The multi-agent architecture is not a design preference, it is an operational necessity
Practitioners building real AI systems are arriving at the same structural conclusion: one agent cannot do it all. The evidence from production deployments suggests that specialization, not scale, is what makes agentic systems reliable enough to matter.
The practitioners building production AI systems are not debating whether to use multiple agents. They have already settled that question by necessity, and the architecture they have landed on keeps appearing across domains with enough consistency to suggest something more than coincidence.
Nate Shurilla describes Pacvue’s approach in precise terms: specialized agents for budget management, bid adjustment, AMC analysis, query writing, and report generation, each distinct from the others, because a monolithic agent produced hallucinations that a specialized network did not. The motivation is not elegance. It is reliability. Walden Yan reached the same conclusion from a different direction, finding that no single frontier model could perform full end-to-end code testing on arbitrary changes. Orchestrating multiple models together turned out to be the only path to solving the problem. These are different companies, different problems, and the same structural answer.
The organizational messiness this creates is real and underappreciated. Reynold Xin reports that Databricks had five or six independent agentic frameworks built by different internal teams before anyone attempted standardization. That is not a failure of planning. It is what happens when the pressure to ship outpaces the availability of established patterns, and when each team discovers independently that one agent is not enough. The proliferation preceded the order, which is a reasonable description of where most organizations sit right now.
We're not just we don't just have a single agent. It's not like the Pacvue agent is a single entity. Uh, but we have specialized agents. So there's agents that are specialized for budget management, for bid adjustment, for AMC analysis, for query writing, for report generation, for all of these different things. Nate Shurilla
Cisco’s Jarvis system offers the clearest production-scale evidence. Vijoy Pandey reports that the multi-agent system has agentified 40% of tasks end-to-end, reduced team load by 30%, and cut incident response time from hours to instantaneous. Those numbers describe a threshold being crossed, not a marginal improvement in throughput. When response time goes from hours to instantaneous, the category of work has changed, not just the speed at which the same work gets done.

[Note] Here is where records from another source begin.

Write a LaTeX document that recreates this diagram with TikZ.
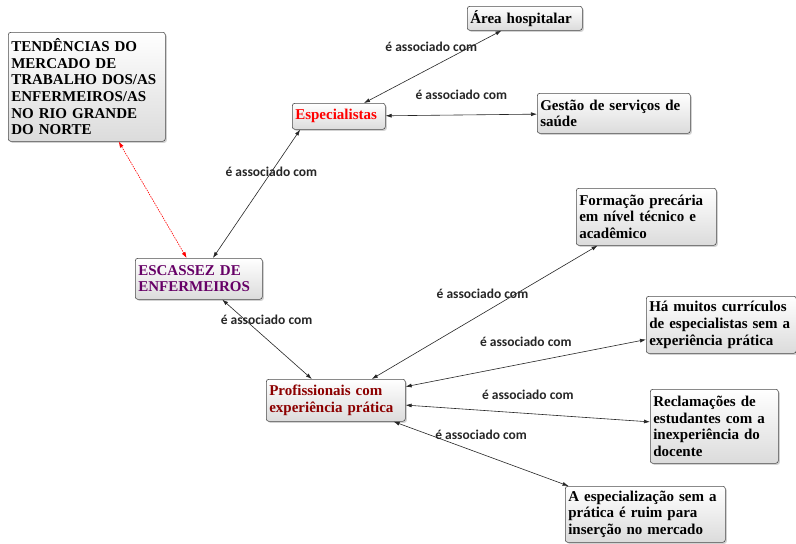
\documentclass[tikz,border=0pt]{standalone}
\usepackage{fontspec}
\setmainfont{Liberation Serif}
\newfontfamily\lblfont{Carlito}
\usepackage{xcolor}
\usetikzlibrary{arrows.meta,shadows}
\definecolor{escpurple}{RGB}{102,0,102}
\definecolor{profred}{RGB}{140,0,0}

\begin{document}
\begin{tikzpicture}[x=1pt,y=-1pt, box/.style={draw=black!70,line width=0.6pt,rounded corners=2.5pt,anchor=north west,align=left,inner xsep=3pt,inner ysep=2pt,top color=white,bottom color=black!14,drop shadow={shadow xshift=1.5pt,shadow yshift=-1.5pt,fill=black!35},font=\bfseries\fontsize{15}{16.6}\selectfont}, lbl/.style={font=\lblfont\bfseries\fontsize{13.5}{15}\selectfont,inner sep=1pt,text=black!85}, arr/.style={{Latex[length=6pt,width=4pt]}-{Latex[length=6pt,width=4pt]},line width=0.6pt,black!85}]
\fill[white] (0,0) rectangle (796,544);
\useasboundingbox (0,0) rectangle (796,544);
\node[box,text width=151pt,minimum height=109pt] (tend) at (8,32) {TENDÊNCIAS DO\\MERCADO DE\\TRABALHO DOS/AS\\ENFERMEIROS/AS\\NO RIO GRANDE\\DO NORTE};
\node[box,text width=87pt,minimum height=26pt,text=red] (esp) at (292,103) {Especialistas};
\node[box,text width=109pt,minimum height=24pt] (area) at (467,6) {Área hospitalar};
\node[box,text width=147pt,minimum height=40pt] (gest) at (537,93) {Gestão de serviços de\\saúde};
\node[box,text width=121pt,minimum height=41pt,text=escpurple] (esc) at (135,258) {ESCASSEZ DE\\ENFERMEIROS};
\node[box,text width=134pt,minimum height=57pt] (form) at (576,188) {Formação precária\\em nível técnico e\\acadêmico};
\node[box,text width=144pt,minimum height=57pt] (ha) at (646,296) {Há muitos currículos\\de especialistas sem a\\experiência prática};
\node[box,text width=133pt,minimum height=42pt,text=profred] (prof) at (266,379) {Profissionais com\\experiência prática};
\node[box,text width=122pt,minimum height=74pt] (recl) at (650,389) {Reclamações de\\estudantes com a\\inexperiência do\\docente};
\node[box,text width=154pt,minimum height=56pt] (aesp) at (565,486) {A especialização sem a\\prática é ruim para\\inserção no mercado};
\draw[arr,red,dash pattern=on 1.5pt off 1pt] (tend)--(esc);
\draw[arr] (esp.199)--node[lbl,pos=.33]{é associado com}(esc);
\draw[arr] (esp)--node[lbl,pos=.78,xshift=-40pt]{é associado com}(area);
\draw[arr] (esp)--node[lbl,yshift=20pt]{é associado com}(gest);
\draw[arr] (esc)--node[lbl,pos=.26,xshift=21pt]{é associado com}(prof);
\draw[arr] (prof)--node[lbl,pos=.49,yshift=20pt]{é associado com}(form);
\draw[arr] (prof)--node[lbl,yshift=21pt]{é associado com}(ha);
\draw[arr] (prof)--node[lbl,yshift=19pt]{é associado com}(recl);
\draw[arr] (prof)--node[lbl,yshift=19pt]{é associado com}(aesp);
\end{tikzpicture}
\end{document}
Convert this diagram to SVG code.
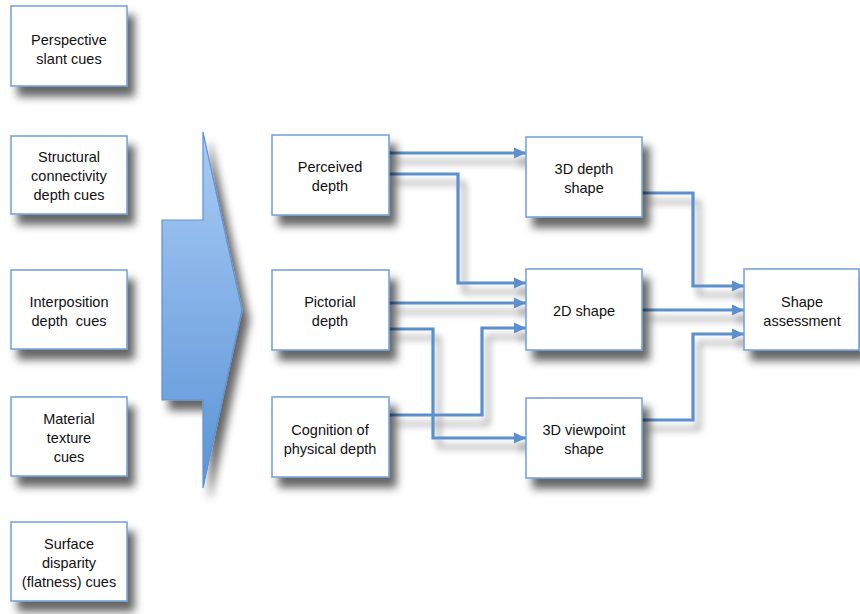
<svg xmlns="http://www.w3.org/2000/svg" width="860" height="614" viewBox="0 0 860 614">
<defs>
<style>
.box{fill:#fff;stroke:#6f9fd6;stroke-width:1.5}
.t{font-family:"Liberation Sans",Arial,sans-serif;font-size:14.5px;fill:#111;text-anchor:middle;white-space:pre}
.c{fill:none;stroke:#5b8fcd;stroke-width:3.2;stroke-linejoin:miter}
</style>
<filter id="sh" x="-30%" y="-30%" width="170%" height="190%">
<feDropShadow dx="7" dy="10" stdDeviation="4" flood-color="#000" flood-opacity="0.6"/>
</filter>
<filter id="shc" x="-10%" y="-10%" width="130%" height="140%">
<feDropShadow dx="6" dy="9" stdDeviation="3.5" flood-color="#000" flood-opacity="0.4"/>
</filter>
<linearGradient id="g" x1="0" y1="0" x2="0" y2="1">
<stop offset="0" stop-color="#a9cbf6"/>
<stop offset="1" stop-color="#5a94d6"/>
</linearGradient>
<marker id="ah" markerUnits="userSpaceOnUse" markerWidth="14" markerHeight="12" refX="12" refY="6" orient="auto">
<path d="M0,0.5 L12,6 L0,11.5 Z" fill="#5b8fcd"/>
</marker>
</defs>
<rect width="860" height="614" fill="#fff"/>

<g id="big-arrow" filter="url(#sh)">
<polygon points="203,132 242,310 203,488 203,400 162,400 162,220 203,220" fill="url(#g)" stroke="#5f93cf" stroke-width="1.2"/>
</g>

<g id="connectors" filter="url(#shc)">
<path class="c" d="M389,153 H526" marker-end="url(#ah)"/>
<path class="c" d="M389,174 H458 V283 H526" marker-end="url(#ah)"/>
<path class="c" d="M389,303 H526" marker-end="url(#ah)"/>
<path class="c" d="M389,329 H433 V438 H526" marker-end="url(#ah)"/>
<path class="c" d="M389,415 H482 V328 H526" marker-end="url(#ah)"/>
<path class="c" d="M642,193 H693 V286 H744" marker-end="url(#ah)"/>
<path class="c" d="M642,310 H744" marker-end="url(#ah)"/>
<path class="c" d="M642,420 H693 V334 H744" marker-end="url(#ah)"/>
</g>

<g id="perspective" filter="url(#sh)"><rect class="box" x="11" y="6" width="116" height="80"/></g>
<g id="perspective-text"><text class="t" x="69" y="45">Perspective</text><text class="t" x="69" y="64">slant cues</text></g>

<g id="structural" filter="url(#sh)"><rect class="box" x="11" y="136" width="116" height="78"/></g>
<g id="structural-text"><text class="t" x="69" y="162">Structural</text><text class="t" x="69" y="181">connectivity</text><text class="t" x="69" y="200">depth cues</text></g>

<g id="interposition" filter="url(#sh)"><rect class="box" x="11" y="270" width="116" height="79"/></g>
<g id="interposition-text"><text class="t" x="69" y="307">Interposition</text><text class="t" x="69" y="326">depth  cues</text></g>

<g id="material" filter="url(#sh)"><rect class="box" x="11" y="397" width="116" height="79"/></g>
<g id="material-text"><text class="t" x="69" y="424">Material</text><text class="t" x="69" y="443">texture</text><text class="t" x="69" y="462">cues</text></g>

<g id="surface" filter="url(#sh)"><rect class="box" x="11" y="522" width="116" height="79"/></g>
<g id="surface-text"><text class="t" x="69" y="549">Surface</text><text class="t" x="69" y="568">disparity</text><text class="t" x="69" y="587">(flatness) cues</text></g>

<g id="perceived" filter="url(#sh)"><rect class="box" x="272" y="135" width="117" height="80"/></g>
<g id="perceived-text"><text class="t" x="330" y="172">Perceived</text><text class="t" x="330" y="191">depth</text></g>

<g id="pictorial" filter="url(#sh)"><rect class="box" x="272" y="270" width="117" height="80"/></g>
<g id="pictorial-text"><text class="t" x="330" y="307">Pictorial</text><text class="t" x="330" y="326">depth</text></g>

<g id="cognition" filter="url(#sh)"><rect class="box" x="272" y="397" width="117" height="80"/></g>
<g id="cognition-text"><text class="t" x="330" y="435">Cognition of</text><text class="t" x="330" y="454">physical depth</text></g>

<g id="depth3d" filter="url(#sh)"><rect class="box" x="526" y="137" width="116" height="80"/></g>
<g id="depth3d-text"><text class="t" x="584" y="174">3D depth</text><text class="t" x="584" y="193">shape</text></g>

<g id="shape2d" filter="url(#sh)"><rect class="box" x="526" y="269" width="116" height="81"/></g>
<g id="shape2d-text"><text class="t" x="584" y="316">2D shape</text></g>

<g id="viewpoint3d" filter="url(#sh)"><rect class="box" x="526" y="398" width="116" height="80"/></g>
<g id="viewpoint3d-text"><text class="t" x="584" y="435">3D viewpoint</text><text class="t" x="584" y="454">shape</text></g>

<g id="assessment" filter="url(#sh)"><rect class="box" x="744" y="269" width="115" height="81"/></g>
<g id="assessment-text"><text class="t" x="802" y="307">Shape</text><text class="t" x="802" y="326">assessment</text></g>
</svg>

The coordination problems inside multi-agent systems are non-trivial, and the practitioners building them are candid about that. Jesse Genet runs a team of five agents, each on a dedicated Mac Mini, and found that agents in a shared channel needed to be explicitly trained to respond in succession rather than all at once. The agents had to learn to detect whether another agent was already responding before adding their own output. That is a coordination problem that does not exist in single-agent systems, and it points to a class of engineering work that is poorly documented and largely invisible in discussions that focus only on model capability. Walden Yan adds that MCP integrations frequently proved insufficient for production background agent systems, requiring custom solutions to get the integration right.
The harness layer sitting above the models turns out to matter more than is generally acknowledged. Yasser Elsaid puts the figure at 95%: that share of limitations in customer service AI agents comes from the orchestration and integration layer, not from the model itself. Logan Kilpatrick frames the same shift differently, describing the model as now chaining with a harness that powers agentic product experiences, a departure from the era of standalone models evaluated in isolation. The implication is that benchmarking individual models on single-agent tasks may tell less about production performance than it once did. Cat Wu makes this concrete, noting that simultaneous multi-agent code review across an entire codebase only became reliable enough for production use with specific model generations, and that the combination of model capability and orchestration architecture determined when the system became trustworthy, not model capability alone.
What the evidence points toward is a discipline that is still being improvised in real time. Olive Song reports that RL-trained agents which appear to generalize fail to do so when the scaffolding changes even slightly. Karan Vaidya describes a system that converts the zigzag traces agents take to reach outcomes into optimized skills, so that future similar tasks take a straight path rather than the long route. Rebecca Hinds puts the failure rate for AI sessions across workers at 36%, meaning more than a third of attempts end in the worker starting over or doing significant rework. The architecture of multi-agent systems addresses some of these failure modes, but the field has not yet accumulated enough standardized practice to address all of them reliably. Microsoft’s public guidance on choosing between single-agent and multi-agent designs reflects the same unsettled state: the decision depends on workload type, and the tradeoffs are real in both directions. The practitioners who have already been through that decision in production are not waiting for the guidance to catch up. They are building the patterns that the guidance will eventually codify.